La Parola è la mia casa: [05/10/2025] XXVII dom TO anno C

da Parrocchiechiurocastionetto.it, il sito della Comunità pastorale di Chiuro e Castionetto.

La fede grande sta in un Ego piccolo

Dal vangelo secondo Luca (Lc 17, 5-10)

 In quel tempo, gli apostoli dissero al Signore: «Accresci in noi la fede!». Il Signore rispose: «Se aveste fede quanto un granello di senape, potreste dire a questo gelso: “Sràdicati e vai a piantarti nel mare”, ed esso vi obbedirebbe. Chi di voi, se ha un servo ad arare o a pascolare il gregge, gli dirà, quando rientra dal campo: “Vieni subito e mettiti a tavola”? Non gli dirà piuttosto: “Prepara da mangiare, stríngiti le vesti ai fianchi e sérvimi, finché avrò mangiato e bevuto, e dopo mangerai e berrai tu”? Avrà forse gratitudine verso quel servo, perché ha eseguito gli ordini ricevuti? Così anche voi, quando avrete fatto tutto quello che vi è stato ordinato, dite: “Siamo servi inutili. Abbiamo fatto quanto dovevamo fare”».

Questa domenica nel brano evangelico si possono individuare due nuclei di contenuti: uno relativo alla fede e uno al servizio.
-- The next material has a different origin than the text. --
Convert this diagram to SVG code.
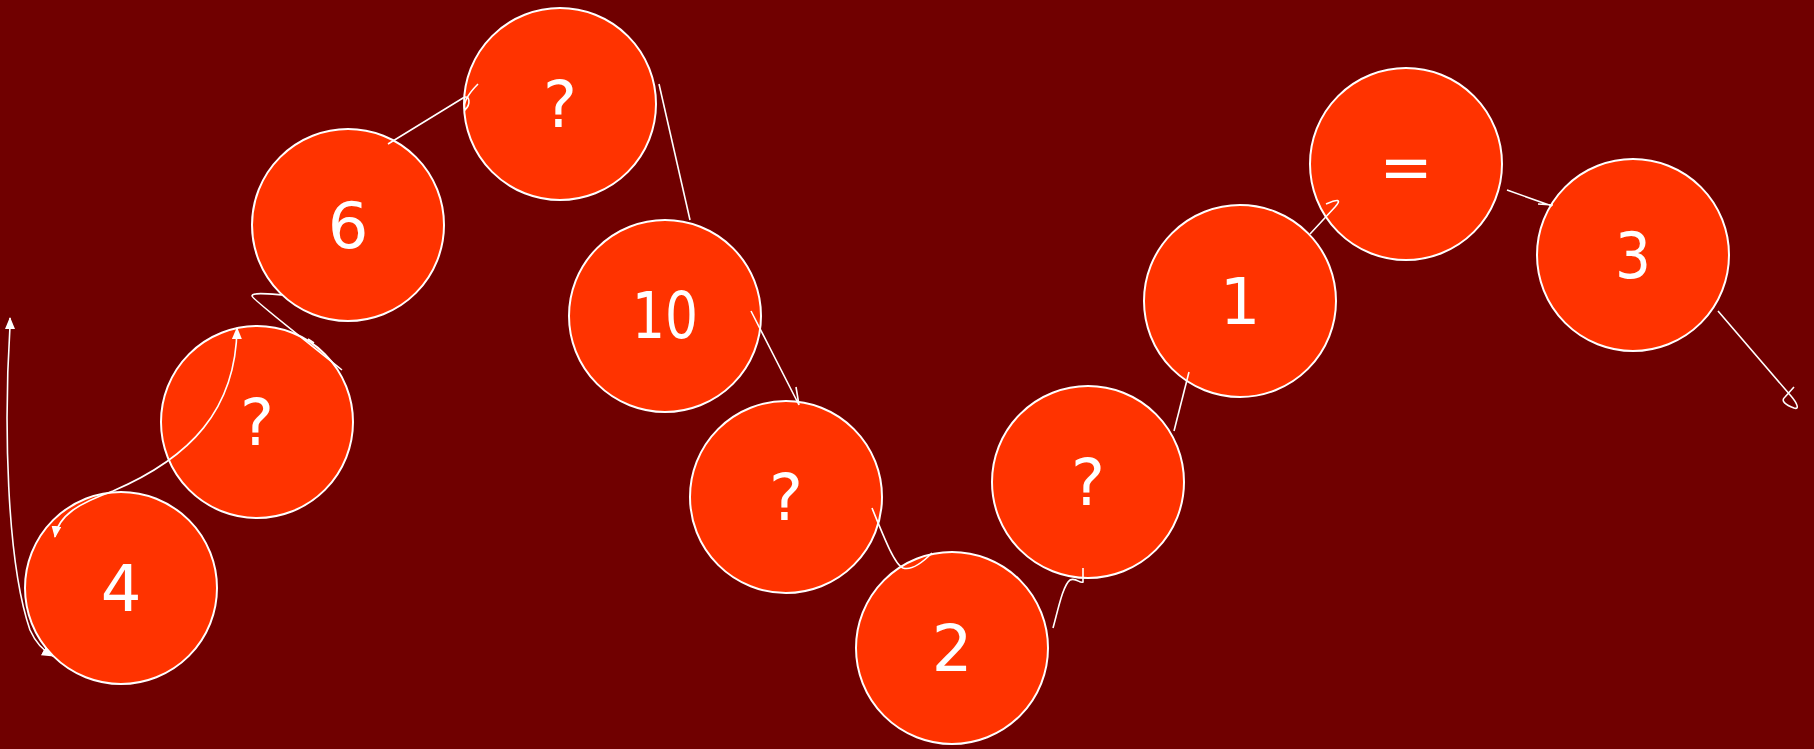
<svg xmlns="http://www.w3.org/2000/svg" width="1814" height="749" viewBox="0 0 1814 749">
<style>
.node circle{fill:#ff3300;stroke:#ffffff;stroke-width:2}
.node text{fill:#ffffff;font-family:"DejaVu Sans",sans-serif;font-size:64px;text-anchor:middle}
.conn path{fill:none;stroke:#ffffff;stroke-width:1.6}
</style>
<defs>
<marker id="ah" viewBox="0 0 12 10" refX="11" refY="5" markerWidth="12" markerHeight="10" markerUnits="userSpaceOnUse" orient="auto-start-reverse">
<path d="M0,0 L12,5 L0,10 Z" fill="#ffffff"/>
</marker>
</defs>
<rect width="1814" height="749" fill="#700000"/>
<g id="n4" class="node"><circle cx="121" cy="588" r="96"/><text x="121" y="611">4</text></g>
<g id="nq1" class="node"><circle cx="257" cy="422" r="96"/><text x="257" y="445">?</text></g>
<g id="n6" class="node"><circle cx="348" cy="225" r="96"/><text x="348" y="248">6</text></g>
<g id="nq2" class="node"><circle cx="560" cy="104" r="96"/><text x="560" y="127">?</text></g>
<g id="n10" class="node"><circle cx="665" cy="316" r="96"/><text x="665" y="338" textLength="66" lengthAdjust="spacingAndGlyphs">10</text></g>
<g id="nq3" class="node"><circle cx="786" cy="497" r="96"/><text x="786" y="520">?</text></g>
<g id="n2" class="node"><circle cx="952" cy="648" r="96"/><text x="952" y="671">2</text></g>
<g id="nq4" class="node"><circle cx="1088" cy="482" r="96"/><text x="1088" y="505">?</text></g>
<g id="n1" class="node"><circle cx="1240" cy="301" r="96"/><text x="1240" y="324">1</text></g>
<g id="neq" class="node"><circle cx="1406" cy="164" r="96"/><text x="1406" y="189">=</text></g>
<g id="n3" class="node"><circle cx="1633" cy="255" r="96"/><text x="1633" y="278" textLength="36" lengthAdjust="spacingAndGlyphs">3</text></g>
<g id="connectors" class="conn">
<path d="M10,318 L10,326 C4,420 6,560 30,630 Q38,648 53,656" marker-start="url(#ah)" marker-end="url(#ah)"/>
<path d="M55,537 C58,515 80,503 113,491 C190,458 236,410 237,328" marker-start="url(#ah)" marker-end="url(#ah)"/>
<path d="M283,295 C270,294 252,292 252,296 C252,299 300,336 342,370 M308,339 L314,343"/>
<path d="M388,144 L463,98 C470,94 471,104 465,110 C463,104 466,96 478,84"/>
<path d="M659,84 L690,220"/>
<path d="M751,311 L799,405 L796,387"/>
<path d="M872,508 C885,540 895,565 903,568 C912,571 925,560 932,553"/>
<path d="M1053,628 C1058,610 1063,585 1070,580 C1076,577 1080,584 1083,582 L1083,568"/>
<path d="M1174,431 L1189,372"/>
<path d="M1310,234 L1335,207 C1342,199 1338,199 1326,204"/>
<path d="M1507,190 L1552,206 M1538,204 L1553,205"/>
<path d="M1718,311 L1791,396 C1797,403 1800,410 1794,408 C1786,405 1780,401 1785,397 L1794,387"/>
</g>
</svg>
In realtà fede e servizio nella Parola di Dio di oggi si illuminano a vicenda trovando l’una nell’altro il suo significato.

Gli apostoli chiedono di accrescere la loro fede, di farla aumentare, di farla diventare tanta. Gesù risponde con l’immagine del granello di senape, usata anche altrove. Sappiamo che è uno dei semi più piccoli che produce un arbusto, in proporzione, molto grande. Basta “poca” fede per ottenere un risultato come quello descritto. O forse basta “la” fede.

Spesso pensiamo che la fede sia una cosa, una forza, una energia … ci vuole “tanta fede”. Quasi fosse qualcosa che si possiede oppure che si può ottenere in qualche negozio specializzato o con qualche allenamento specifico … In realtà la fede è una relazione che implica affetto e fiducia e non la si può misurare come quantità. Al limite si può fare un discernimento circa la sua qualità, la sua autenticità, la sincerità che c’è in quel rapporto.

Circa il servizio, la seconda parte del vangelo di oggi punta sulla inutilità, o meglio sulla gratuità di tale servizio, che non è una specifica opera o impegno di volontariato, ma è tutta la vita cristiana. L’invito di Gesù ai discepoli è, innanzitutto, nel riconoscersi “semplicemente” servi (questa mi pare sia la traduzione più efficace di «Siamo servi inutili»), nel non montarsi la testa e nel non gareggiare a chi sia il più grande (questione che, ci dicono i vangeli sinottici, occupava molte discussioni dentro il gruppo dei dodici).

L’altra sfumatura di significato è l’invito ad essere “servi senza utile”: il servizio del discepolo dovrebbe essere gratuito non solo dal punto di vista monetario, ma anche fatto senza secondi fini, senza pretese di carriera o di riconoscimento di ruoli o di potere.

A pensarci bene, poi, le due questioni sono legate. «Il giusto vivrà per la sua fede» dichiara il profeta Abacuc in una situazione particolarmente difficile: il discepolo ha un’unica ricchezza, un’unica sicurezza, un unico appoggio nella sua vita ed è la sua fede, la sua relazione con Dio. Tutto il resto non conta. Il servizio che svolge e il tipo di vita che vive hanno il loro senso in questo rapporto. E tutto viene relativizzato a ciò. Occorre farsi piccoli nelle proprie pretese e compensazioni perché questa fede sia autentica. Perché la fede grande sta in un Ego piccolo.

Non si entra a servizio del Vangelo con lo spirito del salariato: tanto di lavoro e tanto di paga, nulla di più e nulla di meno. Molti servitori di Dio (ma lo sono davvero?) sembrano concepire il loro rapporto con Dio come un contratto: prestazione per prestazione, io ti do tanto di obbedienza e servizio e tu mi devi tanto in premio. Gesù vuole che i suoi discepoli affrontino coraggiosamente, e in piena disponibilità, le esigenze del Regno con spirito completamente diverso. Dopo una giornata piena di lavoro, non dire “ho finito”, e non accampare diritti: non vantartene e non fare confronti con gli altri. Di’ semplicemente: ho fatto il mio dovere. Non si tratta di dire sono “un servo inutile”. Il tuo lavoro è stato utile. Si tratta invece di dire: sono semplicemente un servo.